At a certain age, teenagers take a test to see which faction they should join (their "predisposition") and then at a ceremony, join the one they wish but are strongly encouraged to join the one they have a predisposition for.

The story centers on Tris (played by the lovely Shailene Woodley), an Abnegation teenager whose test gives her no predisposition. This makes her "divergent." Her tester tells her to tell no one and marks her "manually" as predisposed for Abnegation. Because, this is a society that frowns upon divergence (and dissent and free will and human nature), she has to keep her test results secret. Despite her parents wishes (and her faked test results), she joins the Dauntless.

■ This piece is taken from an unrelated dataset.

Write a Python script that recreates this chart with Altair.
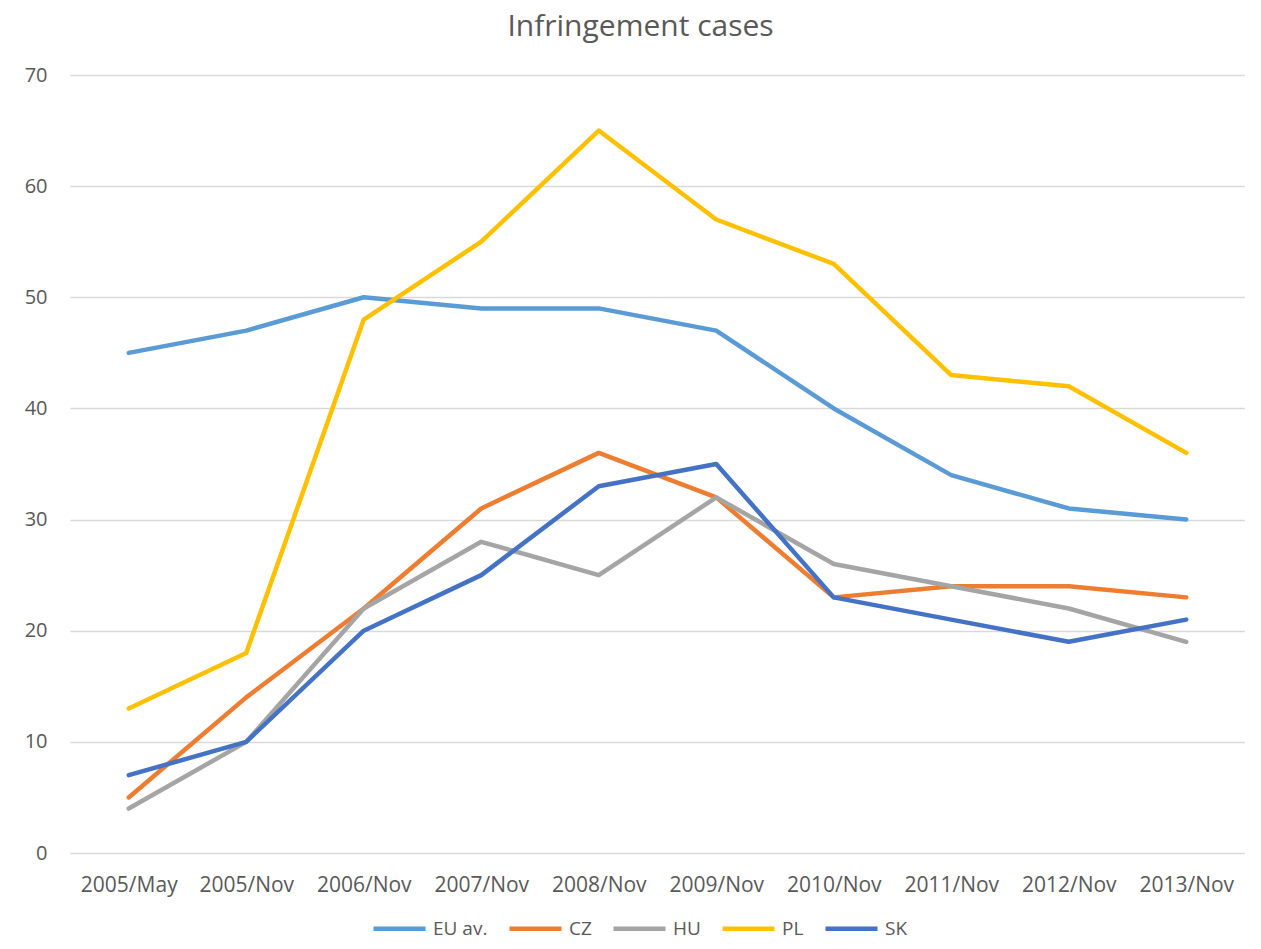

While a great deal of the movie deals with Tris' struggles to make it as a Dauntless (if she fails, she becomes "factionless and is essentially reduced to being a homeless beggar), there is something sinister going on (more so than the basic tyranny of the whole system).

The movie drags a little during Tris' basic training (I sort of got tired of seeing her get beat up) but once the conspiracy is revealed, it moves quickly. For a 2 hour, 20 minute movie, it goes much faster (a fair amount of time is spent explaining the society). But the underlying truths that Divergent tells about human nature and the quest of tyrants to suppress it are timeless. The movie climaxes with a confrontation between Tris as a divergent and the head of the Erudites who wants more control of the people of the society.

Between the action and the philosophy, this is a good movie. Not totally popcorn, not totally philosophical discussion, it's a great mix of both. I gave it 4 stars on Netflix.